Today’s increase has immediately followed the news yesterday that the rate of inflation has unexpectedly risen from 10.1% to 10.4%, which was expected to fall. The rise in inflation is a direct result of the increased prices of household goods and services, including energy prices, food, and non-alcoholic drinks.
Economists’ predictions have suggested that the Bank of England’s Monetary Policy Committee would freeze any further interest rate rises, as we have alluded to in our recent interest rate prediction articles.

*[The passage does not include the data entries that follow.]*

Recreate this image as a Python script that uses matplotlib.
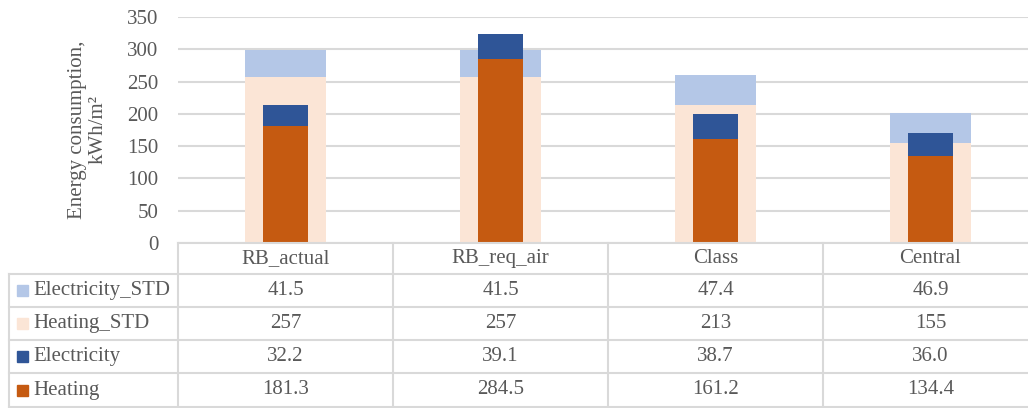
import numpy as np
import matplotlib.pyplot as plt
from matplotlib.patches import Rectangle

categories = ['RB_actual', 'RB_req_air', 'Class', 'Central']
heating = [181.3, 284.5, 161.2, 134.4]
electricity = [32.2, 39.1, 38.7, 36.0]
heating_std = [257, 257, 213, 155]
electricity_std = [41.5, 41.5, 47.4, 46.9]
heating_std_txt = ['257', '257', '213', '155']

c_heat = '#C55A11'
c_elec = '#2F5597'
c_heat_std = '#FBE5D6'
c_elec_std = '#B4C7E7'
grey = '#D9D9D9'
txt = '#595959'

plt.rcParams['font.family'] = ['Liberation Serif', 'DejaVu Serif']
fs = 15

W, H = 1028, 408
fig = plt.figure(figsize=(W / 100, H / 100), dpi=100)

# axes box in pixels (right edge runs past the figure)
x0, x1 = 178, 1038
y_top, y_zero = 17, 243
ax = fig.add_axes([x0 / W, 1 - y_zero / H, (x1 - x0) / W, (y_zero - y_top) / H])

x = np.arange(len(categories))
ax.bar(x, heating_std, width=0.375, color=c_heat_std, zorder=2)
ax.bar(x, electricity_std, width=0.375, bottom=heating_std, color=c_elec_std, zorder=2)
ax.bar(x, heating, width=0.21, color=c_heat, zorder=3)
ax.bar(x, electricity, width=0.21, bottom=heating, color=c_elec, zorder=3)

ax.set_xlim(-0.5, len(categories) - 0.5)
ax.set_ylim(0, 350)
ax.set_yticks(range(0, 351, 50))
ax.yaxis.grid(True, color=grey, lw=1.5, zorder=0)
ax.set_xticks([])
ax.tick_params(axis='y', length=0, labelsize=fs, labelcolor=txt, pad=14)
for s in ax.spines.values():
    s.set_visible(False)
ax.set_ylabel('Energy consumption,\nkWh/m²', fontsize=fs, color=txt,
              labelpad=14, linespacing=1.15)

# data table under the axis
def fx(px):
    return px / W

def fy(py):
    return 1 - py / H

col_w = (x1 - x0) / len(categories)
rows = [('Electricity_STD', c_elec_std, [f'{v:.1f}' for v in electricity_std]),
        ('Heating_STD', c_heat_std, heating_std_txt),
        ('Electricity', c_elec, [f'{v:.1f}' for v in electricity]),
        ('Heating', c_heat, [f'{v:.1f}' for v in heating])]
row_y = [243, 274, 307, 340, 373, 407]
left = 9

lk = dict(color=grey, lw=1.5, transform=fig.transFigure)
fig.add_artist(plt.Line2D([fx(x0), fx(W + 20)], [fy(243), fy(243)], **lk))
for yy in row_y[1:]:
    fig.add_artist(plt.Line2D([fx(left), fx(W + 20)], [fy(yy), fy(yy)], **lk))
fig.add_artist(plt.Line2D([fx(left), fx(left)], [fy(274), fy(407)], **lk))
for i in range(len(categories)):
    xx = x0 + i * col_w
    fig.add_artist(plt.Line2D([fx(xx), fx(xx)], [fy(243), fy(407)], **lk))

for i, c in enumerate(categories):
    fig.text(fx(x0 + (i + 0.5) * col_w), fy((243 + 274) / 2), c, ha='center',
             va='center', fontsize=fs, color=txt)

for r, (name, col, vals) in enumerate(rows):
    ymid = (row_y[r + 1] + row_y[r + 2]) / 2
    fig.add_artist(Rectangle((fx(17), fy(ymid + 5.5)), 11 / W, 11 / H,
                             transform=fig.transFigure, color=col))
    fig.text(fx(33), fy(ymid), name, ha='left', va='center', fontsize=fs, color=txt)
    for i, v in enumerate(vals):
        fig.text(fx(x0 + (i + 0.5) * col_w), fy(ymid), v, ha='center',
                 va='center', fontsize=fs, color=txt)

fig.savefig('out.png', dpi=100)
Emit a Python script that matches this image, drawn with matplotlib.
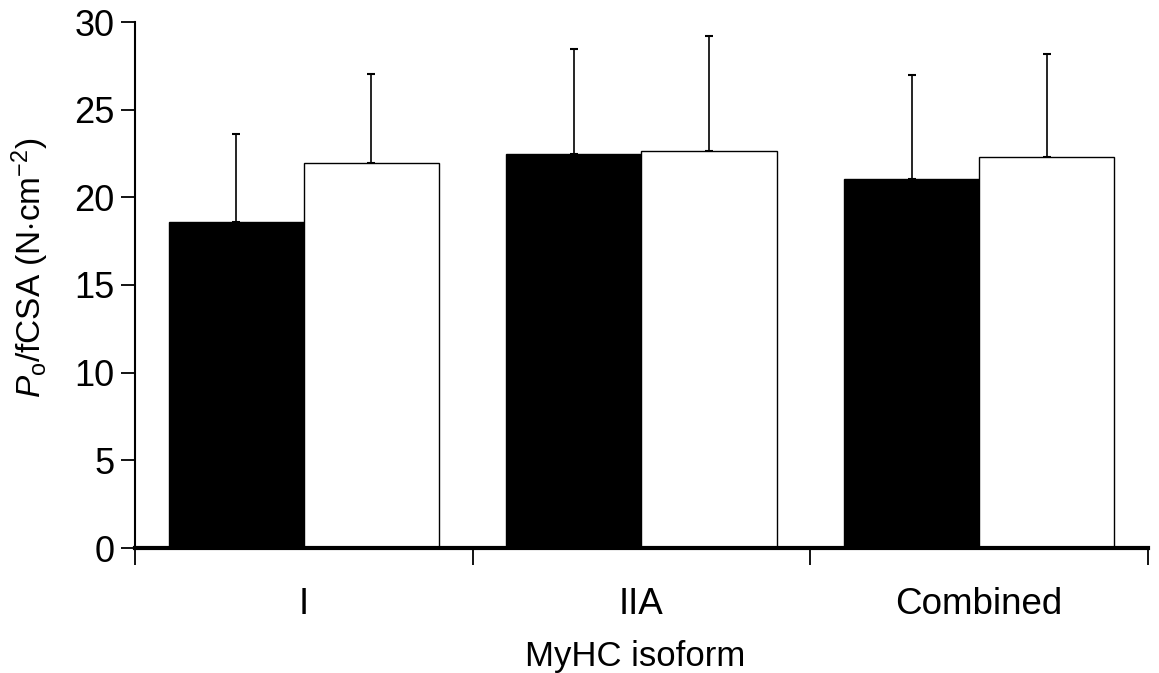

It was also suggested that there might be a 0.5% increase towards the middle of the year, which has clearly been brought forwards by the lack of downwards movement in the rates of inflation.
On a slightly more positive note, this is the first time in 8 months, since June 2020, that the increase has been less than 0.5%. It is still being suggested that the interest will peak at 4.5% in the summer this year.
Other global economies still follow a similar trajectory which could also have been an influencing factor on today’s change:
- US Federal Reserve suggested that it would increase its interest rates from 4.75% to 5%, making this the 9th consecutive increase for the US.
- European Central Bank also increased interest rates by 0.5% on its 3 major regions last week.
Recent research also suggests that many households in the UK are expecting further increases to their mortgage interest rates this year. This is also very likely to cause many people to experience debt or payment issues with their credit.
It has already been suggested that inflation rates would drop extremely sharply to approximately 2.9%, which would undoubtedly have a knock-on effect on consumers ability to access to credit. This is likely to cause the decision makers to place a hold on any further interest rate increases to aid the recovery of the British economy.